Extract the lines of the material below, beginning with the first and ending with the line that holds "2200, 2600, 3240]". Skip every picture.

* _Material_:
++++

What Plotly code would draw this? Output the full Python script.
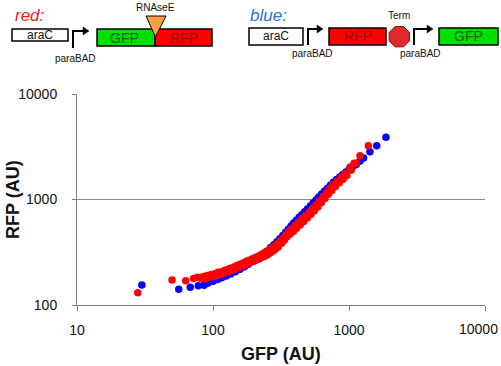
import math
import plotly.graph_objects as go

# ---- data ----
red_gfp = [28, 50, 63, 72, 77,
           82, 85, 88, 91, 94, 97, 100, 103, 106, 109, 112, 115, 118, 121, 124, 127, 130,
           133, 136, 139, 142, 145, 148, 152, 156, 160, 164, 168, 172, 176, 180, 185, 190,
           195, 200, 205, 210, 215, 220, 225, 230, 235, 240, 246, 252, 258, 264, 270, 276,
           282, 288, 295, 302, 310, 318, 326, 334, 342, 350, 360, 370, 380, 390, 400, 412,
           425, 438, 450, 465, 480, 495, 510, 525, 540, 556, 572, 590, 608, 626, 645, 665,
           685, 705, 725, 748, 770, 795, 820, 848, 875, 905, 935, 965, 1017, 1040, 1090,
           1130, 1205, 1387]
red_rfp = [131, 173, 170, 178, 183,
           178, 186, 176, 190, 183, 195, 186, 198, 190, 204, 194, 206, 199, 212, 203, 216, 207,
           222, 212, 226, 216, 232, 221, 238, 228, 245, 234, 252, 240, 260, 247, 266, 254,
           274, 260, 282, 268, 290, 274, 300, 283, 310, 290, 322, 300, 332, 312, 346, 325,
           360, 338, 376, 355, 400, 383, 428, 410, 460, 440, 495, 470, 530, 498, 565, 535,
           608, 575, 655, 620, 705, 672, 760, 725, 820, 782, 890, 850, 975, 930, 1065, 1020,
           1170, 1120, 1270, 1215, 1380, 1325, 1500, 1445, 1620, 1560, 1760, 1690, 2020, 1900, 2200,
           2200, 2600, 3240]

blue_gfp = [30, 56, 68, 78, 86, 92, 100, 108, 116, 125, 135, 146, 158, 170, 182, 195, 208,
            222, 236, 250, 265, 280, 295, 310, 326, 342, 358, 375, 392, 410, 430, 450, 472,
            495, 520, 545, 572, 600, 630, 662, 695, 730, 770, 810, 855, 900, 950, 1005, 1065,
            1130, 1200, 1280, 1425, 1600, 1870]
blue_rfp = [155, 141, 147, 152, 154, 162, 168, 174, 181, 188, 197, 207, 218, 230, 243, 258, 273,
            290, 306, 323, 350, 372, 398, 425, 455, 488, 522, 560, 598, 636, 678, 718, 765,
            812, 870, 925, 988, 1055, 1128, 1205, 1280, 1362, 1455, 1545, 1635, 1725, 1820, 1930, 2040,
            2150, 2300, 2470, 2840, 3240, 3900]

x_ticks = [10, 100, 1000, 10000]
y_ticks = [100, 1000, 10000]
x_title = "GFP (AU)"
y_title = "RFP (AU)"

RED = "#FF0000"
BLUE = "#0000FF"
FONT = "Liberation Sans, Arial, sans-serif"

# plot area in pixels
L, R, T, B = 77, 485, 94, 305
W, H = 501, 366


def X(p):
    return (p - L) / (R - L)


def Y(p):
    return (B - p) / (B - T)


fig = go.Figure()
fig.add_trace(go.Scatter(x=blue_gfp, y=blue_rfp, mode="markers",
                         marker=dict(color=BLUE, size=7.5, line=dict(width=0)), showlegend=False))
fig.add_trace(go.Scatter(x=red_gfp, y=red_rfp, mode="markers",
                         marker=dict(color=RED, size=7.5, line=dict(width=0)), showlegend=False))

shapes = []
annotations = []


def rect(x0, y0, x1, y1, fill, lw=1.5):
    shapes.append(dict(type="rect", xref="paper", yref="paper", x0=X(x0), x1=X(x1),
                       y0=Y(y1), y1=Y(y0), fillcolor=fill, line=dict(color="black", width=lw)))


def text(x, y, s, size, color="#111111", italic=False, bold=False, angle=0, xanchor="center"):
    if bold:
        s = "<b>" + s + "</b>"
    if italic:
        s = "<i>" + s + "</i>"
    annotations.append(dict(xref="paper", yref="paper", x=X(x), y=Y(y), text=s,
                            showarrow=False, xanchor=xanchor, yanchor="middle", textangle=angle,
                            font=dict(size=size, color=color, family=FONT)))


def promoter(xv, ybot, ytop, xend):
    shapes.append(dict(type="path", xref="paper", yref="paper",
                       path=f"M {X(xv)},{Y(ybot)} L {X(xv)},{Y(ytop)} L {X(xend - 3)},{Y(ytop)}",
                       line=dict(color="black", width=2)))
    shapes.append(dict(type="path", xref="paper", yref="paper",
                       path=f"M {X(xend + 2)},{Y(ytop)} L {X(xend - 4)},{Y(ytop - 4)} L {X(xend - 4)},{Y(ytop + 4)} Z",
                       fillcolor="black", line=dict(color="black", width=0.5)))


# --- "red:" construct ---
text(30, 15, "red:", 17, color="#EE1C1C", italic=True)
rect(12, 29, 68, 41, "white")
text(40, 35, "araC", 12)
promoter(73, 48, 31, 87)
text(75, 58, "paraBAD", 10)
rect(97, 29, 155, 46, "#00E000")
text(124, 37.5, "GFP", 14, color="#0A5C0A")
rect(155, 29, 212, 46, "#FF0000")
text(184, 37.5, "RFP", 14, color="#9A0A0A")
shapes.append(dict(type="path", xref="paper", yref="paper",
                   path=f"M {X(146)},{Y(16)} L {X(166)},{Y(16)} L {X(155.5)},{Y(37)} Z",
                   fillcolor="#F7A048", line=dict(color="black", width=1)))
text(155, 7, "RNAseE", 10)

# --- "blue:" construct ---
text(268, 15, "blue:", 17, color="#2F74D0", italic=True)
rect(249, 28, 303, 45, "white")
text(276, 36.5, "araC", 12)
promoter(308, 45, 29, 321)
text(312, 53.5, "paraBAD", 10)
rect(329, 28, 386, 45, "#FF0000")
text(357.5, 36.5, "RFP", 14, color="#9A0A0A")
cx, cy, rr = 399.3, 36.7, 11
pts = []
for k in range(8):
    a = math.radians(22.5 + 45 * k)
    pts.append((X(cx + rr * math.cos(a)), Y(cy + rr * math.sin(a))))
path = "M " + " L ".join(f"{px},{py}" for px, py in pts) + " Z"
shapes.append(dict(type="path", xref="paper", yref="paper", path=path,
                   fillcolor="#E02A2A", line=dict(color="#7A1010", width=1)))
text(399, 15, "Term", 10)
promoter(414, 45, 29, 431)
text(420, 53.5, "paraBAD", 10)
rect(439, 28, 498, 45, "#00E000")
text(468.5, 36.5, "GFP", 14, color="#0A5C0A")

# axis titles
text(281, 354, x_title, 18, bold=True)
text(13, 200, y_title, 18, bold=True, angle=-90)
# last x tick label sits at the right edge of the plot; keep it inside the page
text(500, 329, str(x_ticks[-1]), 14, xanchor="right")

fig.update_layout(
    width=W, height=H,
    margin=dict(l=L, r=W - R, t=T, b=H - B, pad=0, autoexpand=False),
    paper_bgcolor="white", plot_bgcolor="white",
    font=dict(family=FONT, color="#111111", size=14),
    shapes=shapes, annotations=annotations,
    xaxis=dict(type="log", range=[1, 4], tickvals=x_ticks,
               ticktext=[str(v) for v in x_ticks[:-1]] + [""], automargin=False,
               showgrid=False, zeroline=False, showline=True, linecolor="#7F7F7F", linewidth=1,
               ticks="outside", ticklen=5, tickcolor="#7F7F7F", tickfont=dict(size=14, color="#111111"),
               ticklabelstandoff=7),
    yaxis=dict(type="log", range=[2, 4], tickvals=y_ticks, ticktext=[str(v) for v in y_ticks],
               automargin=False,
               showgrid=True, gridcolor="#8A8A8A", gridwidth=1, zeroline=False,
               showline=True, linecolor="#7F7F7F", linewidth=1,
               ticks="outside", ticklen=4, tickcolor="#7F7F7F", tickfont=dict(size=14, color="#111111"),
               ticklabelstandoff=12),
)

fig.write_html("out.html")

++++

* _Response for this exercise_:
What Plotly code would draw this? Output the full Python script.
import math
import plotly.graph_objects as go

# ---- data ----
red_gfp = [28, 50, 63, 72, 77,
           82, 85, 88, 91, 94, 97, 100, 103, 106, 109, 112, 115, 118, 121, 124, 127, 130,
           133, 136, 139, 142, 145, 148, 152, 156, 160, 164, 168, 172, 176, 180, 185, 190,
           195, 200, 205, 210, 215, 220, 225, 230, 235, 240, 246, 252, 258, 264, 270, 276,
           282, 288, 295, 302, 310, 318, 326, 334, 342, 350, 360, 370, 380, 390, 400, 412,
           425, 438, 450, 465, 480, 495, 510, 525, 540, 556, 572, 590, 608, 626, 645, 665,
           685, 705, 725, 748, 770, 795, 820, 848, 875, 905, 935, 965, 1017, 1040, 1090,
           1130, 1205, 1387]
red_rfp = [131, 173, 170, 178, 183,
           178, 186, 176, 190, 183, 195, 186, 198, 190, 204, 194, 206, 199, 212, 203, 216, 207,
           222, 212, 226, 216, 232, 221, 238, 228, 245, 234, 252, 240, 260, 247, 266, 254,
           274, 260, 282, 268, 290, 274, 300, 283, 310, 290, 322, 300, 332, 312, 346, 325,
           360, 338, 376, 355, 400, 383, 428, 410, 460, 440, 495, 470, 530, 498, 565, 535,
           608, 575, 655, 620, 705, 672, 760, 725, 820, 782, 890, 850, 975, 930, 1065, 1020,
           1170, 1120, 1270, 1215, 1380, 1325, 1500, 1445, 1620, 1560, 1760, 1690, 2020, 1900, 2200,
           2200, 2600, 3240]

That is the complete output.